Melançon, Benoît, «Un intellectuel heureux ?», dans Pour Jacques. Du beau, du bon, Dubois, Bruxelles, Labor, coll. «Espace Nord», 1998, p. 169-174. https://doi.org/1866/32050

«Il faut savoir apprécier la beauté de la chose : un professeur d’université deviserait à la télévision avec un imitateur tenant le rôle d’un comédien, lui-même jouant le rôle d’un dramaturge imaginé pour une pièce de théâtre de Sacha Guitry adaptée par Jean-Claude Brisville et filmée par Molinaro. (Le pauvre Beaumarchais aurait été absolument oublié dans cette galère.) Devant le refus du professeur de se prêter à cette mascarade, surprise — et panique : l’émission est le lendemain — de la recherchiste, qui semblait ne pas comprendre que l’on n’accepte pas d’emblée son invitation et que l’on se prive de l’occasion d’aller causer à la télé» (p. 170-171).

Accouplements 157

Nicholson Baker, Checkpoint, 2004, couverture
(Accouplements : une rubrique où l’Oreille tendue s’amuse à mettre en vis-à-vis deux œuvres, ou plus, d’horizons éloignés.)

L’Oreille tendue est une fan de baladodiffusion et de Malcolm Gladwell — et donc de Revisionist History, le podcast de Gladwell.
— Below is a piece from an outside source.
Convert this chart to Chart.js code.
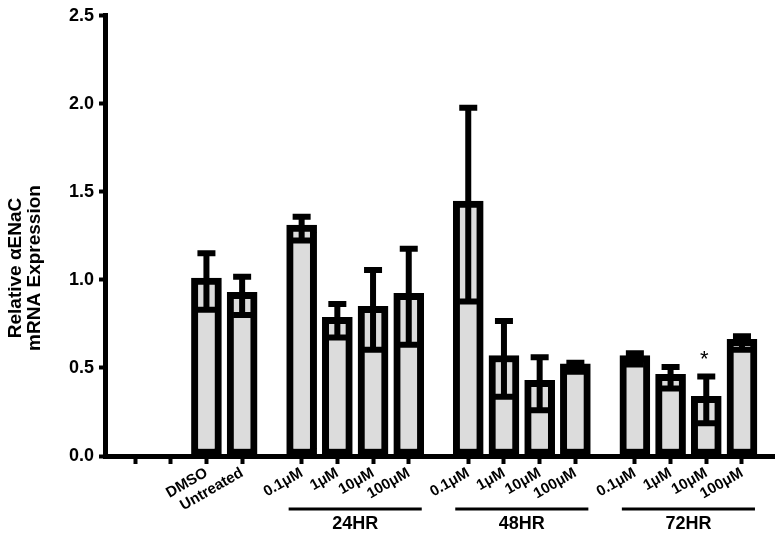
<!DOCTYPE html>
<html>
<head>
<meta charset="utf-8">
<script src="https://cdn.jsdelivr.net/npm/chart.js@4.4.1/dist/chart.umd.min.js"></script>
<style>
  html, body { margin: 0; padding: 0; background: #fff; }
  canvas { display: block; }
</style>
</head>
<body>
<canvas id="chart" width="775" height="538"></canvas>
<script>
// ── Data ───────────────────────────────────────────────────
const labels = ["", "", "DMSO", "Untreated",
  "0.1\u03bcM", "1\u03bcM", "10\u03bcM", "100\u03bcM",
  "0.1\u03bcM", "1\u03bcM", "10\u03bcM", "100\u03bcM",
  "0.1\u03bcM", "1\u03bcM", "10\u03bcM", "100\u03bcM"];
const groupOf = [0, 0, 0, 0, 1, 1, 1, 1, 2, 2, 2, 2, 3, 3, 3, 3];
const groupLabels = ["", "24HR", "48HR", "72HR"];
const means = [null, null, 1.011, 0.929, 1.311, 0.788, 0.850, 0.924,
  1.448, 0.571, 0.430, 0.524, 0.571, 0.464, 0.339, 0.662];
const sems = [null, null, 0.161, 0.109, 0.067, 0.095, 0.226, 0.273,
  0.550, 0.215, 0.150, 0.026, 0.032, 0.061, 0.133, 0.038];
const marks = ["", "", "", "", "", "", "", "", "", "", "", "", "", "", "*", ""];
const yTicks = [0, 0.5, 1.0, 1.5, 2.0, 2.5];

const FONT = "'Liberation Sans', Arial, Helvetica, sans-serif";
const GROUP_GAP = 2 / 3;   // extra space between groups, in bar slots
const BORDER = 7;

// slot position of each bar on the x axis
const pos = labels.map((_, i) => i + 1 + GROUP_GAP * groupOf[i]);

// ── Error bars, group brackets, title, significance ───────
const extras = {
  id: "extras",
  afterDatasetsDraw(chart) {
    const { ctx, scales: { y } } = chart;
    const meta = chart.getDatasetMeta(0);
    ctx.save();
    ctx.strokeStyle = "#000";
    ctx.lineWidth = 6;
    ctx.lineCap = "butt";
    meta.data.forEach((bar, i) => {
      if (means[i] == null) return;
      const c = y.getPixelForValue(means[i]) + BORDER / 2;
      const d = y.getPixelForValue(0) - y.getPixelForValue(sems[i]);
      const top = c - d, bot = c + d;
      ctx.beginPath();
      ctx.moveTo(bar.x, top); ctx.lineTo(bar.x, bot);
      ctx.moveTo(bar.x - 9, top); ctx.lineTo(bar.x + 9, top);
      ctx.moveTo(bar.x - 9, bot); ctx.lineTo(bar.x + 9, bot);
      ctx.stroke();
      if (marks[i]) {
        ctx.fillStyle = "#000";
        ctx.font = "22px " + FONT;
        ctx.textAlign = "center";
        ctx.textBaseline = "middle";
        ctx.fillText(marks[i], bar.x - 2, top - 16);
      }
    });
    ctx.restore();
  },
  afterDraw(chart) {
    const { ctx, scales: { x } } = chart;
    ctx.save();
    ctx.fillStyle = "#000";
    ctx.strokeStyle = "#000";

    // group brackets under the tick labels
    groupLabels.forEach((name, g) => {
      if (!name) return;
      const idx = groupOf.map((v, i) => (v === g ? i : -1)).filter((i) => i >= 0);
      const x0 = x.getPixelForValue(pos[idx[0]]) - 13;
      const x1 = x.getPixelForValue(pos[idx[idx.length - 1]]) + 13;
      ctx.lineWidth = 3;
      ctx.beginPath();
      ctx.moveTo(x0, 509); ctx.lineTo(x1, 509);
      ctx.stroke();
      ctx.font = "bold 18px " + FONT;
      ctx.textAlign = "center";
      ctx.textBaseline = "alphabetic";
      ctx.fillText(name, (x0 + x1) / 2, 529);
    });

    // y axis title, two lines
    ctx.translate(25, 268);
    ctx.rotate(-Math.PI / 2);
    ctx.font = "bold 19px " + FONT;
    ctx.textAlign = "center";
    ctx.textBaseline = "middle";
    ctx.fillText("Relative \u03b1ENaC", 0, -9);
    ctx.fillText("mRNA Expression", 0, 10);
    ctx.restore();
  },
};

new Chart(document.getElementById("chart"), {
  type: "bar",
  data: {
    datasets: [{
      data: means.map((m, i) => ({ x: pos[i], y: m })),
      backgroundColor: "#dcdcdc",
      borderColor: "#000",
      borderWidth: BORDER,
      borderSkipped: false,
      barThickness: 30,
    }],
  },
  options: {
    responsive: false,
    animation: false,
    layout: { padding: { top: 14, right: 1, left: 0, bottom: 0 } },
    plugins: { legend: { display: false }, tooltip: { enabled: false } },
    scales: {
      x: {
        type: "linear",
        bounds: "data",
        min: 0.159,
        max: 18.897,
        offset: false,
        afterBuildTicks: (axis) => { axis.ticks = pos.map((v) => ({ value: v })); },
        afterFit: (axis) => { axis.height = 82; },
        ticks: {
          autoSkip: false,
          minRotation: 30,
          maxRotation: 30,
          padding: 0,
          color: "#000",
          font: { family: FONT, size: 15, weight: "bold" },
          callback: (v, i) => labels[i],
        },
        grid: { offset: false, drawOnChartArea: false, tickLength: 8, tickWidth: 4, tickColor: "#000" },
        border: { width: 5, color: "#000" },
      },
      y: {
        min: 0,
        max: 2.5,
        afterBuildTicks: (axis) => { axis.ticks = yTicks.map((v) => ({ value: v })); },
        afterFit: (axis) => { axis.width = 105; },
        ticks: {
          padding: 5,
          color: "#000",
          font: { family: FONT, size: 18, weight: "bold" },
          callback: (v) => Number(v).toFixed(1),
        },
        grid: { drawOnChartArea: false, tickLength: 6, tickWidth: 4, tickColor: "#000" },
        border: { width: 5, color: "#000" },
      },
    },
  },
  plugins: [extras],
});
</script>
</body>
</html>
Au cours de sa cinquième saison, qui se termine ces jours-ci, une série de quatre épisodes a été consacrée à la carrière du militaire états-unien Curtis LeMay, notamment à son rôle dans les bombardements du Japon à la fin de la Deuxième Guerre mondiale (épisodes 4, 5, 6 et 7). Il y a aussi été question de la guerre de Corée et de l’invention du napalm.

L’Oreille tendue est une fan de l’écrivain Nicholson Baker, dont elle relit ces jours-ci plusieurs romans. Dans Checkpoint (2004), le personnage de Ben s’intéresse à l’histoire de la Guerre froide — «So you’re, ah, sunk pretty darn deep into the fifties and sixties now» (p. 37) —, aux bombardements du Japon (p. 61) et au napalm (p. 11-12).

L’un et l’autre rappellent que le napalm a été testé sur le terrain de sport de… Harvard.

L’Oreille est doublement ravie.

P.-S.—Le plus récent essai de Baker, Baseless. My Search for Secrets in the Ruins of the Freedom of Information Act (2020), porte, entre autres choses, sur la guerre de Corée. Tout est dans tout, et réciproquement.

 

Références

Baker, Nicholson, Checkpoint. A Novel, New York, Alfred A. Knopf, 2004, 115 p.

Baker, Nicholson, Baseless. My Search for Secrets in the Ruins of the Freedom of Information Act, New York, Penguin, Random House, 2020, 464 p.